• **Stated problem**
The lines from the top of the material through the line with "(n4) at (1829,30)" are to be set down exactly. Leave the pictures out.

• **Given information**
===
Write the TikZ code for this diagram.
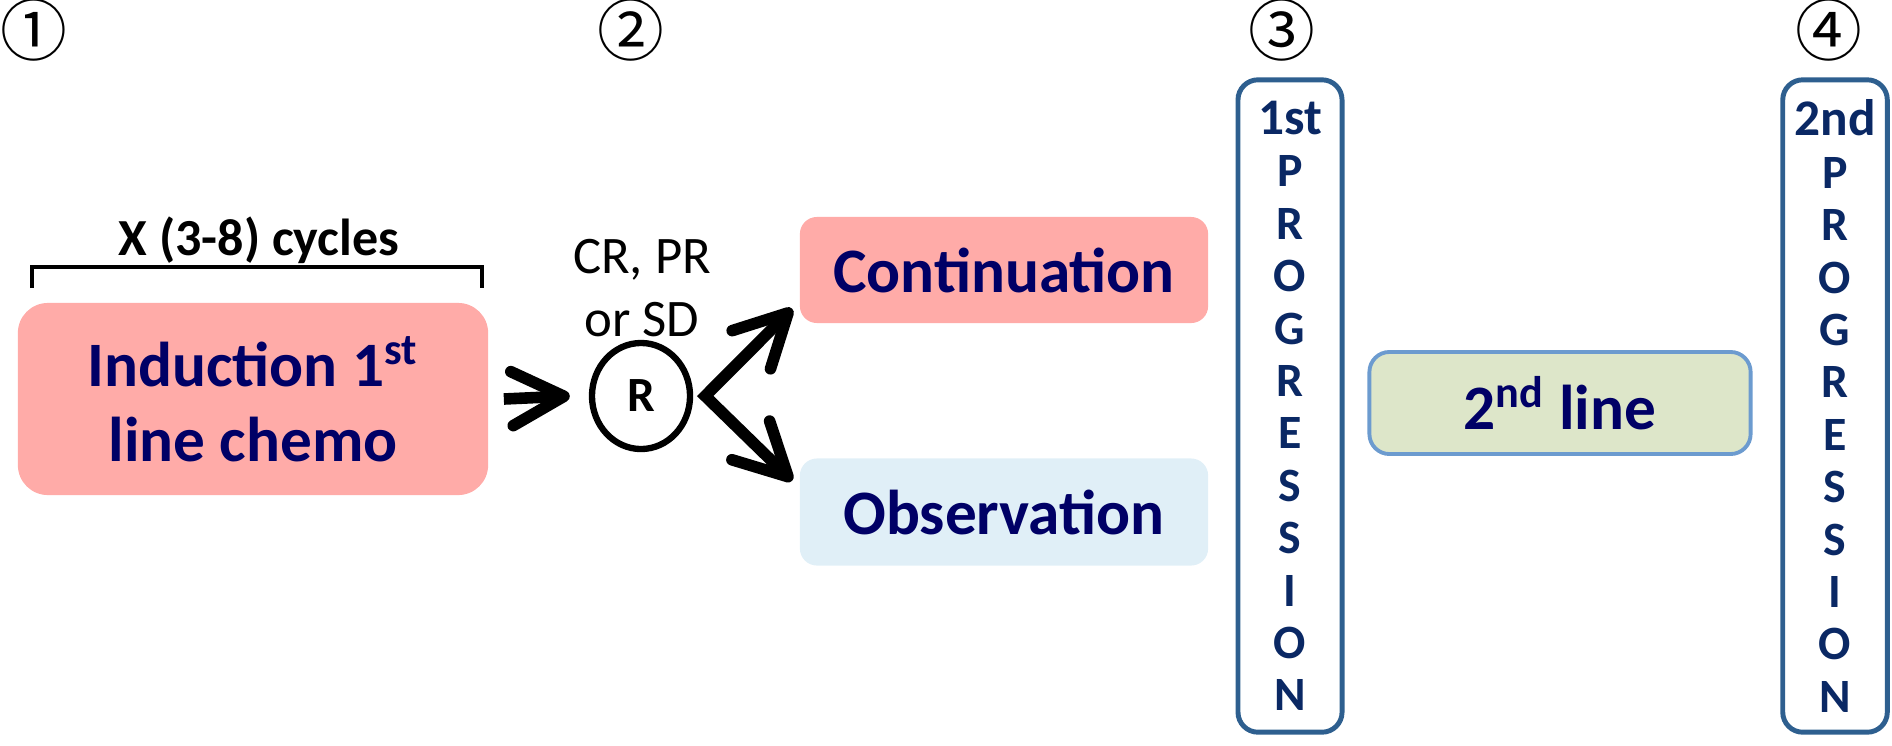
\documentclass[tikz,border=0pt]{standalone}
\usepackage{fontspec}
\setmainfont{Carlito}
\newfontfamily\circfont{Noto Sans CJK JP}
\usetikzlibrary{shapes.geometric, arrows.meta, positioning, calc}

\definecolor{boxpink}{HTML}{FFABA8}
\definecolor{boxblue}{HTML}{E0EFF7}
\definecolor{boxgreen}{HTML}{DDE6C9}
\definecolor{linegreen}{HTML}{6C9BCF}
\definecolor{progblue}{HTML}{2E5F8F}
\definecolor{txtnavy}{HTML}{000066}
\definecolor{progtext}{HTML}{0A2864}

\begin{document}
\begin{tikzpicture}[
    x=0.01cm, y=-0.01cm,
    barb/.tip={Straight Barb[length=5.2mm, width=5.4mm, round]},
    stepnum/.style={font=\circfont\fontsize{19}{19}\selectfont},
    phase/.style={rectangle, align=center, text=txtnavy, font=\bfseries\fontsize{18}{21.3}\selectfont},
    progbox/.style={rectangle, draw=progblue, line width=1.4pt, rounded corners=0.2cm, minimum width=1.04cm, minimum height=6.52cm, align=center, text=progtext, font=\bfseries\fontsize{13.6}{14.9}\selectfont},
    bigarrow/.style={line width=3.3pt, -barb}
]
\useasboundingbox (0,0) rectangle (1892,745);

% Step numbers
\node[stepnum] (n1) at (34,30) {①};
\node[stepnum] (n2) at (631,30) {②};
\node[stepnum] (n3) at (1282,30) {③};
\node[stepnum] (n4) at (1829,30) {④};

% Induction phase
\node[phase, fill=boxpink, rounded corners=0.3cm, minimum width=4.70cm, minimum height=1.92cm] (ind) at (253,399) {Induction 1\textsuperscript{st}\\line chemo};
\node[anchor=base, font=\bfseries\fontsize{14.8}{14.8}\selectfont] (cyc) at (259,255) {X (3-8) cycles};
\draw[line width=1.4pt] (32,288) -- (32,267) -- (482,267) -- (482,288);

% Randomisation
\node[ellipse, draw, line width=1.8pt, minimum width=0.98cm, minimum height=1.06cm, font=\bfseries\fontsize{14}{14}\selectfont] (r) at (641,396) {R};
\node[align=center, font=\fontsize{15}{17.9}\selectfont] (resp) at (642,288) {CR, PR\\or SD};

% Maintenance arms
\node[phase, fill=boxpink, rounded corners=0.17cm, minimum width=4.08cm, minimum height=1.06cm] (cont) at (1004,270) {Continuation};
\node[phase, fill=boxblue, rounded corners=0.17cm, minimum width=4.08cm, minimum height=1.07cm] (obs) at (1004,512) {Observation};

% Progressions and second line
\node[progbox] (prog1) at (1290,406) {{\fontsize{14.6}{14.9}\selectfont 1st}\\P\\R\\O\\G\\R\\E\\S\\S\\I\\O\\N};
\node[phase, fill=boxgreen, draw=linegreen, line width=1.1pt, rounded corners=0.2cm, minimum width=3.81cm, minimum height=1.02cm] (second) at (1560,403) {2\textsuperscript{nd} line};
\node[progbox] (prog2) at (1835,406) {{\fontsize{14.6}{14.9}\selectfont 2nd}\\P\\R\\O\\G\\R\\E\\S\\S\\I\\O\\N};

% Arrows
\draw[bigarrow] ([shift={(15,0)}]ind.east) -- ([shift={(-19,0)}]r.west);
\draw[bigarrow, barb-barb] ([shift={(-7,-15)}]cont.south west) -- ([shift={(12,0)}]r.east) -- ([shift={(-7,23)}]obs.north west);
\end{tikzpicture}
\end{document}
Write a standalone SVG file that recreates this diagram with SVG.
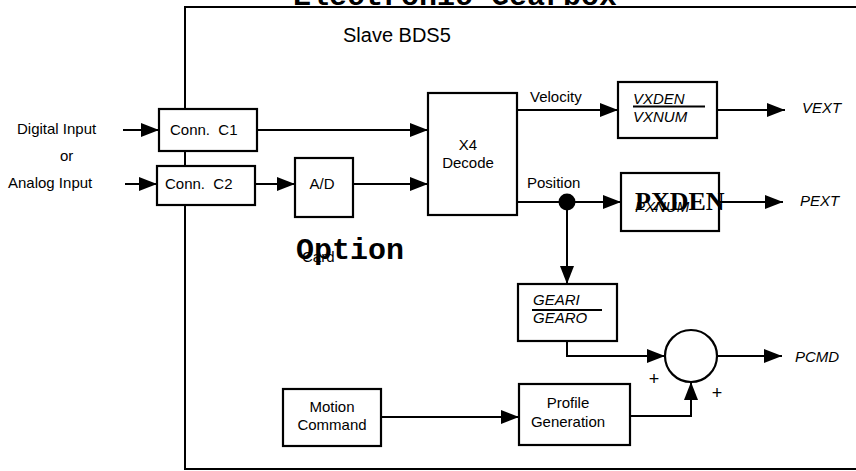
<svg xmlns="http://www.w3.org/2000/svg" width="856" height="471" viewBox="0 0 856 471">
<style>
.box{fill:#fff;stroke:#000;stroke-width:2.2}
.ln{fill:none;stroke:#000;stroke-width:2}
.t{font-family:"Liberation Sans",Arial,sans-serif;font-size:15px;fill:#000}
.i{font-style:italic}
.m{text-anchor:middle}
.mono{font-family:"Liberation Mono","Courier New",monospace;font-weight:bold;font-size:30px;fill:#000}
</style>
<defs>
<marker id="ah" markerUnits="userSpaceOnUse" markerWidth="18" markerHeight="14" refX="18" refY="7" orient="auto">
<path d="M0,0 L18,7 L0,14 z" fill="#000"/>
</marker>
</defs>
<rect width="856" height="471" fill="#fff"/>
<g id="frame">
<path class="ln" d="M856,7 H185 V469 H856"/>
<text class="mono" x="293" y="4.5">Electronic Gearbox</text>
<text class="t" x="343" y="42" style="font-size:20px">Slave BDS5</text>
</g>
<g id="inputs">
<text class="t" x="17" y="134">Digital Input</text>
<text class="t" x="60" y="161">or</text>
<text class="t" x="8" y="188">Analog Input</text>
</g>
<g id="connectors">
<path class="ln" d="M123,130 H159" marker-end="url(#ah)"/>
<path class="ln" d="M125,184 H157" marker-end="url(#ah)"/>
<path class="ln" d="M257,130 H428" marker-end="url(#ah)"/>
<path class="ln" d="M255,184 H295" marker-end="url(#ah)"/>
<path class="ln" d="M353,184 H428" marker-end="url(#ah)"/>
<path class="ln" d="M517,110 H618" marker-end="url(#ah)"/>
<path class="ln" d="M717,110 H785" marker-end="url(#ah)"/>
<path class="ln" d="M517,202 H621" marker-end="url(#ah)"/>
<path class="ln" d="M719,202 H783" marker-end="url(#ah)"/>
<path class="ln" d="M567,202 V284" marker-end="url(#ah)"/>
<path class="ln" d="M567,341 V356 H665" marker-end="url(#ah)"/>
<path class="ln" d="M717,356 H782" marker-end="url(#ah)"/>
<path class="ln" d="M381,417 H519" marker-end="url(#ah)"/>
<path class="ln" d="M630,416 H691 V382" marker-end="url(#ah)"/>
<circle cx="567" cy="202" r="8.5" fill="#000"/>
<text class="t" x="530" y="102">Velocity</text>
<text class="t" x="527" y="188">Position</text>
<text class="t i" x="802" y="113">VEXT</text>
<text class="t i" x="800" y="206">PEXT</text>
<text class="t i" x="795" y="362">PCMD</text>
</g>
<g id="connC1">
<rect class="box" x="159" y="109" width="98" height="42"/>
<text class="t" x="170" y="135" xml:space="preserve">Conn.  C1</text>
</g>
<g id="connC2">
<rect class="box" x="157" y="166" width="98" height="39"/>
<text class="t" x="165" y="189" xml:space="preserve">Conn.  C2</text>
</g>
<g id="ad">
<rect class="box" x="295" y="158" width="58" height="59"/>
<text class="t m" x="322" y="189">A/D</text>
</g>
<g id="option">
<text class="t" x="302" y="262">Card</text>
<text class="mono" x="296" y="259">Option</text>
</g>
<g id="x4decode">
<rect class="box" x="428" y="93" width="89" height="122"/>
<text class="t m" x="468" y="150">X4</text>
<text class="t m" x="468" y="168">Decode</text>
</g>
<g id="vxden">
<rect class="box" x="618" y="82" width="99" height="56"/>
<text class="t i" x="633" y="104">VXDEN</text>
<line x1="633" y1="106.5" x2="705" y2="106.5" stroke="#000" stroke-width="2"/>
<text class="t i" x="633" y="122">VXNUM</text>
</g>
<g id="pxden">
<rect class="box" x="621" y="173" width="98" height="58"/>
<text class="t i" x="635" y="212">PXNUM</text>
<text x="635" y="210" style="font-family:'Liberation Serif','Times New Roman',serif;font-weight:bold;font-size:26px;fill:#000">PXDEN</text>
</g>
<g id="gear">
<rect class="box" x="518" y="284" width="99" height="57"/>
<text class="t i" x="533" y="305">GEARI</text>
<line x1="532" y1="310" x2="602" y2="310" stroke="#000" stroke-width="2"/>
<text class="t i" x="533" y="323">GEARO</text>
</g>
<g id="sum">
<circle cx="691" cy="356" r="26" class="box"/>
<text class="t m" x="654" y="385" style="font-size:18px">+</text>
<text class="t m" x="717" y="399" style="font-size:18px">+</text>
</g>
<g id="motion">
<rect class="box" x="283" y="389" width="98" height="57"/>
<text class="t m" x="332" y="412">Motion</text>
<text class="t m" x="332" y="430">Command</text>
</g>
<g id="profile">
<rect class="box" x="519" y="384" width="111" height="61"/>
<text class="t m" x="568" y="408">Profile</text>
<text class="t m" x="568" y="427">Generation</text>
</g>
</svg>
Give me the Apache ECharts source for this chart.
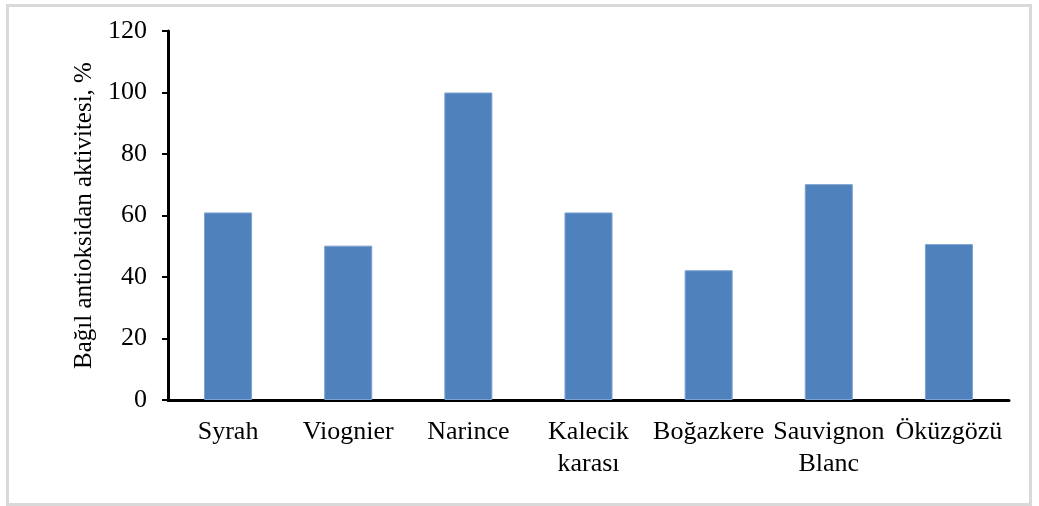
<!DOCTYPE html>
<html>
<head>
<meta charset="utf-8">
<script src="https://cdn.jsdelivr.net/npm/echarts@6/dist/echarts.min.js"></script>
<style>
html,body{margin:0;padding:0;background:#fff;}
#frame{position:absolute;left:6px;top:4px;width:1020px;height:496px;border:3px solid #d9d9d9;box-sizing:content-box;}
#chart{position:absolute;left:0;top:0;width:1039px;height:506px;}
</style>
</head>
<body>
<div id="frame"></div>
<div id="chart"></div>
<script>
const categories = ['Syrah', 'Viognier', 'Narince', 'Kalecik\nkarası', 'Boğazkere', 'Sauvignon\nBlanc', 'Öküzgözü'];
const values = [61, 50.2, 100, 61, 42.2, 70.2, 50.7];
const yTicks = {min: 0, max: 120, interval: 20};
const yName = 'Bağıl antioksidan aktivitesi, %';

const font = '"Liberation Serif", "Times New Roman", serif';
const chart = echarts.init(document.getElementById('chart'));
chart.setOption({
  animation: false,
  grid: {left: 168, right: 30, top: 31, bottom: 106},
  xAxis: {
    type: 'category',
    data: categories,
    axisLine: {lineStyle: {color: '#000', width: 3}},
    axisTick: {show: false},
    axisLabel: {color: '#000', fontFamily: font, fontSize: 26, lineHeight: 32, margin: 16, interval: 0}
  },
  yAxis: {
    type: 'value',
    min: yTicks.min, max: yTicks.max, interval: yTicks.interval,
    name: yName,
    nameLocation: 'middle',
    nameGap: 70,
    nameTextStyle: {color: '#000', fontFamily: font, fontSize: 25},
    axisLine: {show: true, lineStyle: {color: '#000', width: 3}},
    axisTick: {show: true, length: 6, lineStyle: {color: '#000', width: 2}},
    splitLine: {show: false},
    axisLabel: {color: '#000', fontFamily: font, fontSize: 26, margin: 21}
  },
  series: [{
    type: 'bar',
    data: values,
    barWidth: '40%',
    itemStyle: {color: '#4f81bd', borderColor: '#7fa3d0', borderWidth: 1}
  }]
});
</script>
</body>
</html>
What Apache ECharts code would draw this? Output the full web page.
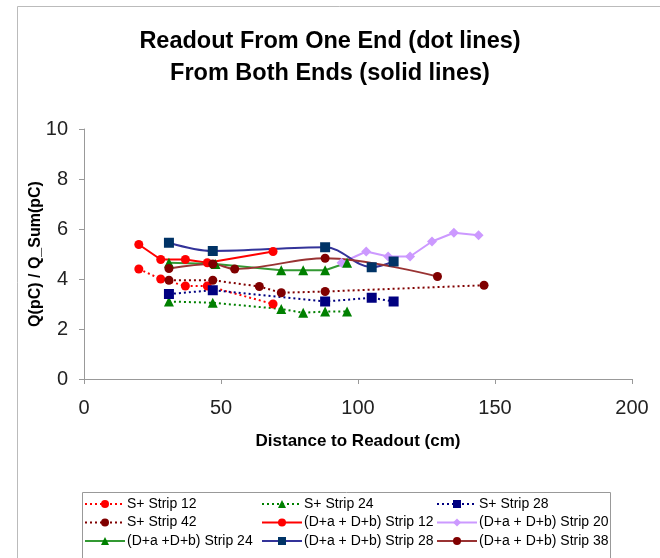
<!DOCTYPE html>
<html><head><meta charset="utf-8">
<script src="https://cdn.jsdelivr.net/npm/echarts@6/dist/echarts.min.js"></script>
<style>html,body{margin:0;padding:0;background:#fff}#c{width:660px;height:558px}</style>
</head><body><div id="c"></div>
<script>
// Data (x = distance cm, y = Q/Q_sum)
const sStrip12X = [20, 28, 37, 45, 69];
const sStrip12Y = [4.4, 4.0, 3.72, 3.72, 3.0];
const sStrip24X = [31, 47, 72, 80, 88, 96];
const sStrip24Y = [3.1, 3.05, 2.8, 2.65, 2.7, 2.7];
const sStrip28X = [31, 47, 88, 105, 113];
const sStrip28Y = [3.4, 3.55, 3.1, 3.25, 3.1];
const sStrip42X = [31, 47, 64, 72, 88, 146];
const sStrip42Y = [3.95, 3.95, 3.7, 3.45, 3.5, 3.75];
const dStrip12X = [20, 28, 37, 45, 69];
const dStrip12Y = [5.38, 4.78, 4.78, 4.65, 5.1];
const dStrip20X = [94, 103, 111, 119, 127, 135, 144];
const dStrip20Y = [4.65, 5.1, 4.9, 4.9, 5.5, 5.85, 5.75];
const dStrip24X = [31, 48, 72, 80, 88, 96];
const dStrip24Y = [4.65, 4.6, 4.35, 4.35, 4.35, 4.65];
const dStrip28X = [31, 47, 88, 105, 113];
const dStrip28Y = [5.45, 5.12, 5.27, 4.47, 4.7];
const dStrip38X = [31, 47, 55, 88, 129];
const dStrip38Y = [4.42, 4.6, 4.4, 4.83, 4.1];
const xTicks = [0, 50, 100, 150, 200];
const yTicks = [0, 2, 4, 6, 8, 10];

const zip = (xs, ys) => xs.map((x, i) => [x, ys[i]]);
const FONT = 'Liberation Sans, Arial, sans-serif';

function dotted(name, xs, ys, color, symbol, size) {
  return { name, type: 'line', data: zip(xs, ys), symbol, symbolSize: size,
    itemStyle: { color: color }, lineStyle: { color: color, width: 2, type: [2, 3] } };
}
function solid(name, xs, ys, lineColor, markColor, symbol, size, smooth) {
  return { name, type: 'line', data: zip(xs, ys), symbol, symbolSize: size, smooth: smooth || false,
    itemStyle: { color: markColor }, lineStyle: { color: lineColor, width: 2, type: 'solid' } };
}

const series = [
  dotted('S+ Strip 12', sStrip12X, sStrip12Y, '#ff0000', 'circle', 9),
  dotted('S+ Strip 24', sStrip24X, sStrip24Y, '#008000', 'triangle', 10),
  dotted('S+ Strip 28', sStrip28X, sStrip28Y, '#000080', 'rect', 10),
  dotted('S+ Strip 42', sStrip42X, sStrip42Y, '#800000', 'circle', 9),
  solid('(D+a + D+b) Strip 12', dStrip12X, dStrip12Y, '#ff0000', '#ff0000', 'circle', 9),
  solid('(D+a + D+b) Strip 20', dStrip20X, dStrip20Y, '#cc99ff', '#cc99ff', 'diamond', 10),
  solid('(D+a +D+b) Strip 24', dStrip24X, dStrip24Y, '#339933', '#008000', 'triangle', 10),
  solid('(D+a + D+b) Strip 28', dStrip28X, dStrip28Y, '#333399', '#003366', 'rect', 10, 0.35),
  solid('(D+a + D+b) Strip 38', dStrip38X, dStrip38Y, '#993333', '#800000', 'circle', 9, 0.35)
];

// legend grid: row-major order as in the reference
const legendCols = [84, 261, 436];
const legendRows = [497, 515.5, 534];
const legends = series.map((s, i) => ({
  data: [s.name], left: legendCols[i % 3], top: legendRows[Math.floor(i / 3)],
  padding: 0, itemWidth: 40, itemHeight: 10,
  textStyle: { fontFamily: FONT, fontSize: 14, color: '#000', padding: [0, 0, 0, -3] }
}));

const option = {
  animation: false,
  backgroundColor: '#fff',
  title: {
    text: 'Readout From One End (dot lines)\nFrom Both Ends (solid lines)',
    left: 330, top: 26, textAlign: 'center', padding: 0,
    textStyle: { fontFamily: FONT, fontSize: 23.5, fontWeight: 'bold', color: '#000', lineHeight: 32 }
  },
  graphic: [
    { type: 'rect', shape: { x: 17.5, y: 6.5, width: 700, height: 600 }, style: { fill: 'none', stroke: '#bbbbbb', lineWidth: 1 }, silent: true, z: -1 },
    { type: 'rect', shape: { x: 82.5, y: 492.5, width: 528, height: 80 }, style: { fill: '#fff', stroke: '#999999', lineWidth: 1 }, silent: true, z: -1 }
  ],
  grid: { left: 84, right: 28, top: 129, bottom: 179 },
  xAxis: {
    type: 'value', min: xTicks[0], max: xTicks[xTicks.length - 1], interval: 50,
    name: 'Distance to Readout (cm)', nameLocation: 'middle', nameGap: 54,
    nameTextStyle: { fontFamily: FONT, fontSize: 17, fontWeight: 'bold', color: '#000' },
    axisLine: { lineStyle: { color: '#999' } },
    axisTick: { show: true, length: 5, inside: false, lineStyle: { color: '#999' } },
    axisLabel: { fontFamily: FONT, fontSize: 20, color: '#222', margin: 19 },
    splitLine: { show: false }
  },
  yAxis: {
    type: 'value', min: yTicks[0], max: yTicks[yTicks.length - 1], interval: 2,
    name: 'Q(pC) / Q_Sum(pC)', nameLocation: 'middle', nameGap: 40, nameRotate: 90,
    nameMoveOverlap: false,
    nameTextStyle: { fontFamily: FONT, fontSize: 16, fontWeight: 'bold', color: '#000' },
    axisLine: { show: true, lineStyle: { color: '#999' } },
    axisTick: { show: true, length: 5, inside: false, lineStyle: { color: '#999' } },
    axisLabel: { fontFamily: FONT, fontSize: 20, color: '#222', margin: 16 },
    splitLine: { show: false }
  },
  legend: legends,
  series
};
const chart = echarts.init(document.getElementById('c'), null, { renderer: 'canvas' });
chart.setOption(option);
</script></body></html>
===
• **Reply to the exercise**
Write the TikZ code for this diagram.
\documentclass[tikz,border=0pt]{standalone}
\usepackage{fontspec}
\setmainfont{Carlito}
\newfontfamily\circfont{Noto Sans CJK JP}
\usetikzlibrary{shapes.geometric, arrows.meta, positioning, calc}

\definecolor{boxpink}{HTML}{FFABA8}
\definecolor{boxblue}{HTML}{E0EFF7}
\definecolor{boxgreen}{HTML}{DDE6C9}
\definecolor{linegreen}{HTML}{6C9BCF}
\definecolor{progblue}{HTML}{2E5F8F}
\definecolor{txtnavy}{HTML}{000066}
\definecolor{progtext}{HTML}{0A2864}

\begin{document}
\begin{tikzpicture}[
    x=0.01cm, y=-0.01cm,
    barb/.tip={Straight Barb[length=5.2mm, width=5.4mm, round]},
    stepnum/.style={font=\circfont\fontsize{19}{19}\selectfont},
    phase/.style={rectangle, align=center, text=txtnavy, font=\bfseries\fontsize{18}{21.3}\selectfont},
    progbox/.style={rectangle, draw=progblue, line width=1.4pt, rounded corners=0.2cm, minimum width=1.04cm, minimum height=6.52cm, align=center, text=progtext, font=\bfseries\fontsize{13.6}{14.9}\selectfont},
    bigarrow/.style={line width=3.3pt, -barb}
]
\useasboundingbox (0,0) rectangle (1892,745);

% Step numbers
\node[stepnum] (n1) at (34,30) {①};
\node[stepnum] (n2) at (631,30) {②};
\node[stepnum] (n3) at (1282,30) {③};
\node[stepnum] (n4) at (1829,30) {④};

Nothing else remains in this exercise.